We have analyzed >1000 zircons from 9 volcanic, 6 intrusive, and 10 detrital samples. To assess spatial and temporal trends, samples span Iceland’s history (15.5 Ma to present) and tectonomagmatic settings (e.g. on vs. off rift). Volcanic samples are valuable for focused study of environment (e.g. rift-effect); detrital samples define an “Iceland-type” zircon population, globally-distinct in composition (e.g. Y, Yb, Nb, Hf; cf. Grimes et al. 2007).
Icelandic zircons are strikingly low in δ18O, a feature commonly attributed to hydrothermal alteration of source material by meteoric water (less commonly, as evidence of a unique mantle, e.g. Thirwall et al. 2006). Of 710 oxygen analyses (average 3.0 ‰), 695 fall below the mantle range (5.3 +/- 0.3 ‰). Despite pronounced cooling through Iceland's climate history (warm-temperate to full glaciation), we see no evidence in the zircon record for changing δ18O with time.

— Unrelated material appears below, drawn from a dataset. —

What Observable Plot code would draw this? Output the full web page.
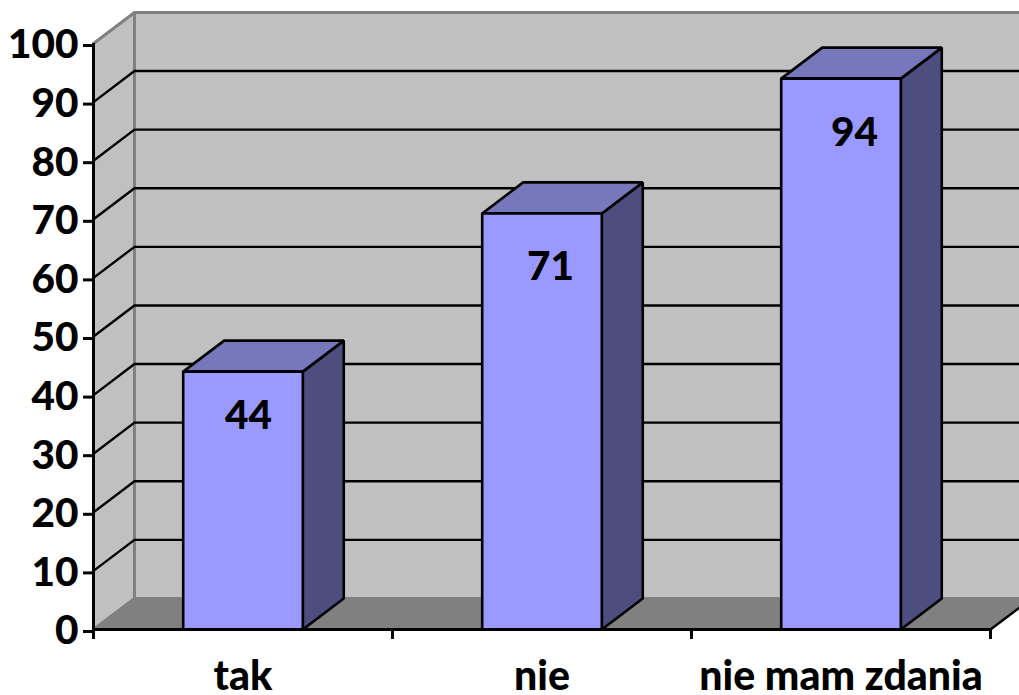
<!DOCTYPE html>
<html>
<head>
<meta charset="utf-8">
<script src="https://cdn.jsdelivr.net/npm/d3@7"></script>
<script src="https://cdn.jsdelivr.net/npm/@observablehq/plot@0.6"></script>
<style>
html,body{margin:0;padding:0;background:#fff;overflow:hidden}
svg{display:block}
</style>
</head>
<body>
<script>
const categories = ["tak", "nie", "nie mam zdania"];
const values = [44, 71, 94];
const labelX = [0.518, 1.528, 2.545];
const labelY = [36.5, 61.8, 84.8];
const yTicks = [0, 10, 20, 30, 40, 50, 60, 70, 80, 90, 100];
const xTicks = [0, 1, 2, 3];
const categoryCenters = [0.5, 1.5, 2.5];

// oblique projection depth, in data units
const depthX = 0.137;
const depthY = 5.3;
const barHalf = 0.2;

const poly = (id, pts) => pts.map(([x, y]) => ({id, x, y}));
const backWall = poly("w", [[depthX, depthY], [3 + depthX, depthY], [3 + depthX, 100 + depthY], [depthX, 100 + depthY], [depthX, depthY]]);
const sideWall = poly("s", [[0, 0], [depthX, depthY], [depthX, 100 + depthY], [0, 100], [0, 0]]);
const floor = poly("f", [[0, 0], [3, 0], [3 + depthX, depthY], [depthX, depthY], [0, 0]]);
const wallEdges = [
  ...poly("e1", [[0, 100], [depthX, 100 + depthY], [3 + depthX, 100 + depthY]]),
  ...poly("e2", [[depthX, 100 + depthY], [depthX, depthY], [3 + depthX, depthY]]),
  ...poly("e3", [[0, 0], [depthX, depthY]])
];
const grid = yTicks.filter(t => t > 0 && t < 100).flatMap(t =>
  poly("g" + t, [[0, t], [depthX, t + depthY], [3 + depthX, t + depthY]]));
const floorRight = poly("r", [[3, 0], [3 + depthX, depthY]]);

const fronts = [], sides = [], tops = [];
values.forEach((v, i) => {
  const a = categoryCenters[i] - barHalf, b = categoryCenters[i] + barHalf;
  fronts.push(...poly("a" + i, [[a, 0], [b, 0], [b, v], [a, v], [a, 0]]));
  sides.push(...poly("b" + i, [[b, 0], [b + depthX, depthY], [b + depthX, v + depthY], [b, v], [b, 0]]));
  tops.push(...poly("c" + i, [[a, v], [b, v], [b + depthX, v + depthY], [a + depthX, v + depthY], [a, v]]));
});
const shape = (d, fill, stroke, strokeWidth) =>
  Plot.line(d, {x: "x", y: "y", z: "id", fill, stroke, strokeWidth, strokeLinejoin: "miter"});

const chart = Plot.plot({
  width: 1019,
  height: 695,
  marginLeft: 93, marginRight: 29, marginTop: 43, marginBottom: 66,
  x: {domain: [0, 3]},
  y: {domain: [0, 100]},
  style: {fontFamily: "Lato", background: "#fff", overflow: "hidden"},
  marks: [
    shape(backWall, "#c0c0c0", "none", 0),
    shape(sideWall, "#c0c0c0", "none", 0),
    shape(floor, "#808080", "none", 0),
    shape(wallEdges, "none", "#808080", 3),
    shape(grid, "none", "#000", 2.4),
    shape(floorRight, "none", "#000", 2.4),
    ...d3.range(values.length).map(i => [
      shape(sides.filter(d => d.id === "b" + i), "#4d4d80", "#000", 2.6),
      shape(tops.filter(d => d.id === "c" + i), "#7777bb", "#000", 2.6),
      shape(fronts.filter(d => d.id === "a" + i), "#9999ff", "#000", 2.6)
    ]).flat(),
    Plot.text(values, {
      x: (d, i) => labelX[i], y: (d, i) => labelY[i], text: d => String(d),
      fontSize: 40.5, fontWeight: 900, fill: "#000"
    }),
    Plot.ruleX([0], {y1: 0, y2: 100, stroke: "#000", strokeWidth: 3}),
    Plot.ruleY([0], {x1: 0, x2: 3, stroke: "#000", strokeWidth: 3}),
    Plot.axisY(yTicks, {
      tickSize: 10, tickPadding: 5, strokeWidth: 3, stroke: "#000", dy: 2,
      fontSize: 40.5, fontWeight: 900, fill: "#000", label: null, anchor: "left"
    }),
    Plot.axisX(xTicks, {
      tickSize: 10, strokeWidth: 3, stroke: "#000", tickFormat: () => "",
      label: null, anchor: "bottom"
    }),
    Plot.axisX(categoryCenters, {
      tickSize: 0, tickPadding: 31, fontSize: 41, fontWeight: 900, fill: "#000",
      tickFormat: (d, i) => categories[i], label: null, anchor: "bottom"
    })
  ]
});
document.body.appendChild(chart);
</script>
</body>
</html>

Most (367 of 376) Hf analyses fall within a continuous range of 10-17 εHf (average 13.4; low outliers). We see a correlation between tectonic setting and εHf in active systems (13-16 on-rift; 10-13 off-rift), but this relationship is obscured in extinct systems. Unlike O, Hf isotopes decrease with time; we hypothesize that coupled U-Pb ages and εHf will help better-constrain tectonomagmatic settings for Iceland’s older magmatic centers. Sparse yet tantalizing zircons (anomalously old, high δ18O, low εHf) prompt future investigation into non-juvenile explanations of Iceland’s unique magmas.